On a grey windy day in the middle of a hot summer, I climbed the 254 steps up the Französischer Dom and was rewarded by a beautiful view of my surroundings. From up above which I could still hear the rantings of a strange, pony-tailed man who had been stomping up and down the square with a strolley for some time, screaming himself hoarse about some kind of conspiracy. The amusing evening was brightened up by a dose of premium chocolates at Fassbender und Rausch Chocolatiers. It is the first chocolate restaurant in Europe which spices things up with cocoa. Be it fish and meat or salad and soup, you can expect chocolate in it.
I was warned about the temptation that awaits the unwary at Berlin’s famous flea markets. On a steamy Sunday, I stepped into the Straße des 17 Juni Flea Market to keep in step with my antiquing soul. In a market that has been tagged Berlin’s oldest flea market tag since 1973, along with the hordes I braved the sultriness to rummage through vintage metal tin signs, antiques, paintings, cutlery and crystal to my heart’s content and the thought ran through my mind that no day in Berlin can be orthodox.
READY RECKONER
- How to get there: You can fly from Calcutta to Berlin on airlines like Etihad Airways, KLM and Air France with stops at New Delhi and Abu Dhabi, Amsterdam and Paris.
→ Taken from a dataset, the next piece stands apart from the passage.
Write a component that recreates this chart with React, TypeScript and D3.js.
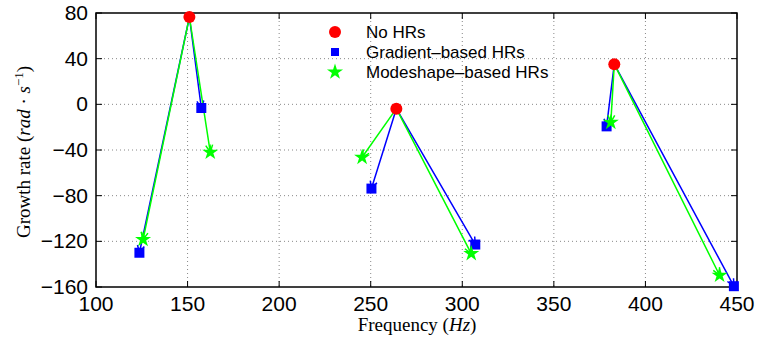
import React from 'react';
import * as d3 from 'd3';

// red: growth rate with no HRs, one per mode
const noHrFreq = [151, 264, 383];
const noHrRate = [76.5, -3.8, 35.2];

// blue: gradient-based HRs, arrow drawn from the mode in gradFrom
const gradFreq = [123.7, 157.5, 250.4, 307.1, 378.8, 448.3];
const gradRate = [-130, -3.2, -73.8, -122.8, -19.3, -159.3];
const gradFrom = [0, 0, 1, 1, 2, 2];

// green: modeshape-based HRs
const modeFreq = [125.7, 162.4, 245.3, 304.9, 381.1, 440.5];
const modeRate = [-118.4, -42, -46.4, -130.7, -15.8, -149.7];
const modeFrom = [0, 0, 1, 1, 2, 2];

const xTicks = [100, 150, 200, 250, 300, 350, 400, 450];
const yTicks = [80, 40, 0, -40, -80, -120, -160];
const legendLabels = ['No HRs', 'Gradient\u2013based HRs', 'Modeshape\u2013based HRs'];

const W = 766, H = 340;
const left = 96, right = 737, top = 13, bottom = 287;

const x = d3.scaleLinear().domain([100, 450]).range([left, right]);
const y = d3.scaleLinear().domain([-160, 80]).range([bottom, top]);

const sans = '"Liberation Sans", Arial, Helvetica, sans-serif';
const serif = '"Liberation Serif", "DejaVu Serif", serif';

function arrow(x0: number, y0: number, x1: number, y1: number) {
  const a = Math.atan2(y1 - y0, x1 - x0);
  const len = 8, spread = 0.45;
  const w1 = [x1 - len * Math.cos(a - spread), y1 - len * Math.sin(a - spread)];
  const w2 = [x1 - len * Math.cos(a + spread), y1 - len * Math.sin(a + spread)];
  return `M${x0},${y0}L${x1},${y1}M${w1[0]},${w1[1]}L${x1},${y1}L${w2[0]},${w2[1]}`;
}

const star = d3.symbol(d3.symbolStar, 80)() as string;
const square = d3.symbol(d3.symbolSquare, 100)() as string;

export default function App() {
  const legendX = 335;
  const legendY = [32, 52, 72];

  return (
    <svg width={W} height={H} style={{ position: 'absolute', left: 0, top: 0, background: '#fff' }}>
      <rect x={0} y={0} width={W} height={H} fill="#fff" />
      {/* grid */}
      <g stroke="#888" strokeWidth={1} strokeDasharray="1,3">
        {xTicks.slice(1, -1).map(t => (
          <line key={'gx' + t} x1={x(t)} x2={x(t)} y1={top} y2={bottom} />
        ))}
        {yTicks.slice(1, -1).map(t => (
          <line key={'gy' + t} x1={left} x2={right} y1={y(t)} y2={y(t)} />
        ))}
      </g>
      {/* ticks, inward on all sides */}
      <g stroke="#000" strokeWidth={1}>
        {xTicks.map(t => (
          <g key={'tx' + t}>
            <line x1={x(t)} x2={x(t)} y1={bottom} y2={bottom - 6} />
            <line x1={x(t)} x2={x(t)} y1={top} y2={top + 6} />
          </g>
        ))}
        {yTicks.map(t => (
          <g key={'ty' + t}>
            <line x1={left} x2={left + 6} y1={y(t)} y2={y(t)} />
            <line x1={right} x2={right - 6} y1={y(t)} y2={y(t)} />
          </g>
        ))}
      </g>
      <rect x={left} y={top} width={right - left} height={bottom - top} fill="none" stroke="#000" strokeWidth={1.5} />

      {/* tick labels */}
      <g fontFamily={sans} fontSize={21} fill="#000">
        {xTicks.map(t => (
          <text key={'lx' + t} x={x(t)} y={bottom + 24} textAnchor="middle">{t}</text>
        ))}
        {yTicks.map(t => (
          <text key={'ly' + t} x={left - 8} y={y(t) + 7} textAnchor="end">
            {t < 0 ? '\u2212' + Math.abs(t) : String(t)}
          </text>
        ))}
      </g>

      {/* axis titles */}
      <text x={417} y={331} textAnchor="middle" fontFamily={serif} fontSize={19} fill="#000">
        Frequency (<tspan fontStyle="italic">Hz</tspan>)
      </text>
      <text transform={`translate(30,152) rotate(-90)`} textAnchor="middle" fontFamily={serif} fontSize={19} fill="#000">
        Growth rate (<tspan fontStyle="italic">rad</tspan> · <tspan fontStyle="italic">s</tspan>
        <tspan dy={-7} fontSize={13}>−1</tspan>
        <tspan dy={7}>)</tspan>
      </text>

      {/* arrows */}
      <g fill="none" strokeWidth={1.5} strokeLinejoin="miter">
        {gradFreq.map((f, i) => {
          const j = gradFrom[i];
          return <path key={'ga' + i} stroke="#0000ff" d={arrow(x(noHrFreq[j]), y(noHrRate[j]), x(f), y(gradRate[i]))} />;
        })}
        {modeFreq.map((f, i) => {
          const j = modeFrom[i];
          return <path key={'ma' + i} stroke="#00ff00" d={arrow(x(noHrFreq[j]), y(noHrRate[j]), x(f), y(modeRate[i]))} />;
        })}
      </g>

      {/* markers */}
      {gradFreq.map((f, i) => (
        <path key={'gs' + i} d={square} transform={`translate(${x(f)},${y(gradRate[i])})`} fill="#0000ff" />
      ))}
      {modeFreq.map((f, i) => (
        <path key={'ms' + i} d={star} transform={`translate(${x(f)},${y(modeRate[i])})`} fill="#00ff00" />
      ))}
      {noHrFreq.map((f, i) => (
        <circle key={'nc' + i} cx={x(f)} cy={y(noHrRate[i])} r={6} fill="#ff0000" />
      ))}

      {/* legend */}
      <g fontFamily={sans} fontSize={17} fill="#000">
        <circle cx={legendX} cy={legendY[0]} r={6} fill="#ff0000" />
        <path d={square} transform={`translate(${legendX},${legendY[1]}) scale(0.8)`} fill="#0000ff" />
        <path d={star} transform={`translate(${legendX},${legendY[2]})`} fill="#00ff00" />
        {legendLabels.map((l, i) => (
          <text key={l} x={366} y={legendY[i] + 6}>{l}</text>
        ))}
      </g>
    </svg>
  );
}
- Where to stay: Propeller Island City Lodge (www.propeller-island.com) is a zany option with floating beds, upside down rooms, prison cell rooms and coffin-in-crypt rooms. Hotel de Rome (www.roccofortehotels.com) is a regular place.
- How to get around: The Berlin Welcome Card is good for using public transport and getting lots of discount deals. For museums, the three-day Museum Pass is a must.